*GOAL*:
In the entries, find all lines that hold the word "matplotlib" and copy them.

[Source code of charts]
========================
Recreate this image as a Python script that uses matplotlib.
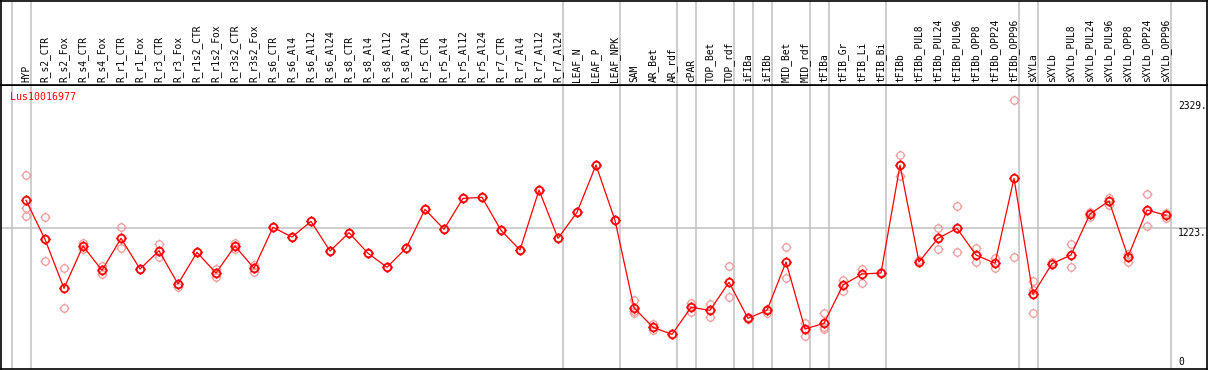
import matplotlib
matplotlib.use("Agg")
import matplotlib.pyplot as plt
import numpy as np
from matplotlib.path import Path
from matplotlib import transforms

gene = "Lus10016977"

samples = ["HYP", "R_s2_CTR", "R_s2_Fox", "R_s4_CTR", "R_s4_Fox", "R_r1_CTR", "R_r1_Fox",
           "R_r3_CTR", "R_r3_Fox", "R_r1s2_CTR", "R_r1s2_Fox", "R_r3s2_CTR", "R_r3s2_Fox",
           "R_s6_CTR", "R_s6_Al4", "R_s6_Al12", "R_s6_Al24", "R_s8_CTR", "R_s8_Al4",
           "R_s8_Al12", "R_s8_Al24", "R_r5_CTR", "R_r5_Al4", "R_r5_Al12", "R_r5_Al24",
           "R_r7_CTR", "R_r7_Al4", "R_r7_Al12", "R_r7_Al24", "LEAF_N", "LEAF_P", "LEAF_NPK",
           "SAM", "AR_Bet", "AR_rdf", "cPAR", "TOP_Bet", "TOP_rdf", "iFIBa", "iFIBb",
           "MID_Bet", "MID_rdf", "tFIBa", "tFIB_Gr", "tFIB_Li", "tFIB_Bi", "tFIBb",
           "tFIBb_PUL8", "tFIBb_PUL24", "tFIBb_PUL96", "tFIBb_OPP8", "tFIBb_OPP24",
           "tFIBb_OPP96", "sXYLa", "sXYLb", "sXYLb_PUL8", "sXYLb_PUL24", "sXYLb_PUL96",
           "sXYLb_OPP8", "sXYLb_OPP24", "sXYLb_OPP96"]

# mean expression (line)
means = [1465, 1124, 696, 1066, 853, 1133, 865, 1025, 734, 1010, 830, 1066, 871,
         1229, 1144, 1281, 1022, 1182, 1002, 880, 1046, 1386, 1212, 1482, 1491,
         1203, 1031, 1555, 1133, 1360, 1773, 1290,
         527, 355, 294, 530, 504, 749, 434, 504, 926, 341, 390, 725, 821, 830, 1771,
         926, 1133, 1220, 987, 915, 1657, 644, 911, 987, 1345, 1459, 972, 1380, 1334]

# individual replicates (pink circles)
replicates = [[1683, 1395, 1328], [1316, 932], [871, 522], [1089, 1037], [891, 824],
              [1229, 1048], [865], [1083, 972], [710], [1010], [862, 792], [1089, 1042],
              [900, 841],
              [1229], [1144], [1281], [1022], [1182], [1002], [880], [1046], [1386], [1212],
              [1482], [1491], [1203], [1031], [1555], [1133], [1360], [1773], [1290],
              [591, 495, 483], [382, 332], [300], [571, 489], [559, 448], [891, 618],
              [448, 425], [518, 483], [1057, 783], [393, 282], [478, 338, 355], [766, 670],
              [865, 740], [839], [1861, 1675],
              [941], [1220, 1037], [1418, 1016], [1046, 929], [958, 871], [2340, 967],
              [763, 681, 478], [929], [1083, 880], [1366, 1322], [1488, 1424], [993, 929],
              [1520, 1240], [1357, 1308]]

# group separators (after these sample indices)
separators = [-1, 0, 28, 31, 34, 35, 37, 38, 39, 41, 42, 45, 52, 53, 60]
ref_ticks = [2329, 1223]

# circle with four little ticks, like the original marker
circ = Path.circle((0, 0), 1.0)
tick_v = []
tick_c = []
for dx, dy in [(0, 1), (0, -1), (1, 0), (-1, 0)]:
    tick_v += [(dx * 1.0, dy * 1.0), (dx * 1.35, dy * 1.35)]
    tick_c += [Path.MOVETO, Path.LINETO]
marker = Path.make_compound_path(circ, Path(tick_v, tick_c))

W, H = 1209, 370
fig = plt.figure(figsize=(W / 100, H / 100), dpi=100)
plt.rcParams['font.family'] = 'DejaVu Sans Mono'

ax = fig.add_axes([1 / W, 1 / H, 1206 / W, 284 / H])
axt = fig.add_axes([1 / W, 285 / H, 1206 / W, 84.5 / H], sharex=ax)

x = np.arange(len(samples))
ax.set_xlim((1 - 26) / 19, (1207 - 26) / 19)
ax.set_ylim(-1 / 0.11447, 283 / 0.11447)
axt.set_ylim(0, 1)

for a in (ax, axt):
    for s in a.spines.values():
        s.set_color('black')
        s.set_linewidth(1.2)
    a.tick_params(left=False, bottom=False, labelleft=False, labelbottom=False)
    for sp in separators:
        a.axvline(sp + 0.247, color='#c0c0c0', lw=1.1, zorder=0)

ax.axhline(1223, color='#c0c0c0', lw=1.1, zorder=0)

for i, reps in enumerate(replicates):
    ax.plot([i] * len(reps), reps, linestyle='none', marker=marker, markersize=7.2,
            markerfacecolor='none', markeredgecolor='#f09a9a', markeredgewidth=0.9, zorder=2)

ax.plot(x, means, color='red', lw=0.9, zorder=3)
ax.plot(x, means, linestyle='none', marker=marker, markersize=7.4,
        markerfacecolor='none', markeredgecolor='red', markeredgewidth=1.3, zorder=4)

for i, s in enumerate(samples):
    axt.text(i, 0.035, s, rotation=90, ha='center', va='bottom', fontsize=6.9)

ax.text(0.0075, 0.957, gene, transform=ax.transAxes, color='red', fontsize=7.1,
        ha='left', va='center')

tr = transforms.blended_transform_factory(ax.transAxes, ax.transData)
for t in ref_ticks:
    ax.text((1178 - 1) / 1206, t, f"{t}.", transform=tr, fontsize=6.9,
            ha='left', va='top')
ax.text((1178 - 1) / 1206, 0.0236, "0", transform=ax.transAxes, fontsize=6.9,
        ha='left', va='center')

fig.savefig("out.png", dpi=100)
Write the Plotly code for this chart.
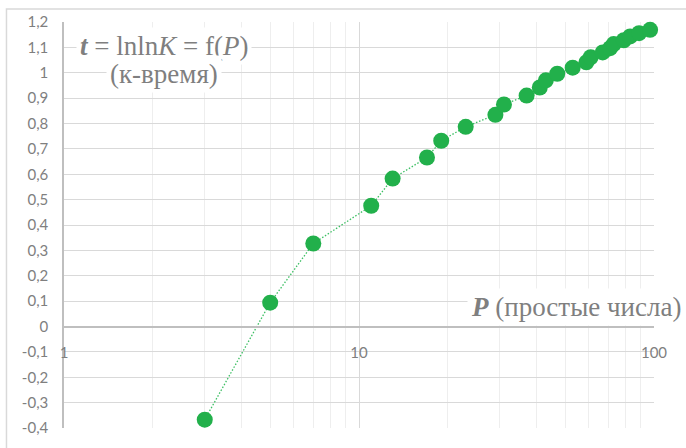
import plotly.graph_objects as go

# Primes P and t = ln ln K (K = index of the prime)
primes = [3, 5, 7, 11, 13, 17, 19, 23, 29, 31, 37, 41, 43, 47, 53, 59, 61, 67, 71, 73, 79, 83, 89, 97]
t_vals = [-0.367, 0.094, 0.327, 0.476, 0.583, 0.666, 0.732, 0.787, 0.834, 0.875, 0.910, 0.942,
          0.970, 0.996, 1.020, 1.041, 1.061, 1.080, 1.097, 1.113, 1.128, 1.143, 1.156, 1.169]

y_ticks = [-0.4, -0.3, -0.2, -0.1, 0, 0.1, 0.2, 0.3, 0.4, 0.5, 0.6, 0.7, 0.8, 0.9, 1.0, 1.1, 1.2]
y_labels = ["-0,4", "-0,3", "-0,2", "-0,1", "0", "0,1", "0,2", "0,3", "0,4", "0,5", "0,6",
            "0,7", "0,8", "0,9", "1", "1,1", "1,2"]
x_ticks = [1, 10, 100]
x_labels = ["1", "10", "100"]
x_minor = [2, 3, 4, 5, 6, 7, 8, 9, 20, 30, 40, 50, 60, 70, 80, 90]

GREEN = "#22b04b"
GRID = "#d9d9d9"
MINOR = "#eeeeee"
AXIS = "#bfbfbf"
TXT = "#7f7f7f"
SERIF = dict(family="Liberation Serif, Times New Roman, serif", size=27, color=TXT)

fig = go.Figure()
fig.add_trace(go.Scatter(
    x=primes, y=t_vals, mode="lines+markers",
    line=dict(color="#3cbf63", width=1.3, dash="1.5px,1.8px"),
    marker=dict(color=GREEN, size=16, line=dict(width=0)),
    showlegend=False, cliponaxis=False,
))

fig.update_layout(
    width=686, height=448,
    margin=dict(l=64, r=32, t=21, b=19),
    paper_bgcolor="white", plot_bgcolor="white",
    font=dict(family="Lato, Liberation Sans, sans-serif", size=15, color=TXT),
    xaxis=dict(
        type="log", range=[0, 2],
        tickvals=x_ticks, ticktext=x_labels,
        showgrid=True, gridcolor=GRID, gridwidth=1,
        minor=dict(tickvals=x_minor, showgrid=True, gridcolor=MINOR, gridwidth=1, ticks=""),
        showline=True, linecolor=AXIS, linewidth=1.5,
        anchor="free", position=0.25,
        ticks="", ticklabelstandoff=13,
        zeroline=False,
    ),
    yaxis=dict(
        range=[-0.4, 1.2],
        tickvals=y_ticks, ticktext=y_labels,
        showgrid=True, gridcolor=GRID, gridwidth=1,
        showline=True, linecolor=AXIS, linewidth=1.5,
        zeroline=False, ticks="", ticklabelstandoff=11,
    ),
    shapes=[dict(type="rect", xref="paper", yref="paper",
                 x0=-0.0975, x1=1.2, y0=-0.2, y1=1.032,
                 line=dict(color="#d9d9d9", width=1.5), fillcolor="rgba(0,0,0,0)")],
    annotations=[
        dict(xref="paper", yref="paper", x=0.1695, y=0.941, xanchor="center", yanchor="middle",
             text="<b><i>t</i></b> = lnln<i>K</i> = f(<i>P</i>)",
             showarrow=False, bgcolor="white", borderpad=3, font=SERIF),
        dict(xref="paper", yref="paper", x=0.1695, y=0.8725, xanchor="center", yanchor="middle",
             text="(к-время)",
             showarrow=False, bgcolor="white", borderpad=3, font=SERIF),
        dict(xref="paper", yref="paper", x=1.052, y=0.299, xanchor="right", yanchor="middle",
             text="<b><i>P</i></b> (простые числа)",
             showarrow=False, bgcolor="white", borderpad=3, font=SERIF),
    ],
)

fig.write_html("out.html")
========================
*SOLUTION TO THIS PROBLEM*:
Recreate this image as a Python script that uses matplotlib.
import matplotlib
matplotlib.use("Agg")
import matplotlib.pyplot as plt
from matplotlib.path import Path
from matplotlib import transforms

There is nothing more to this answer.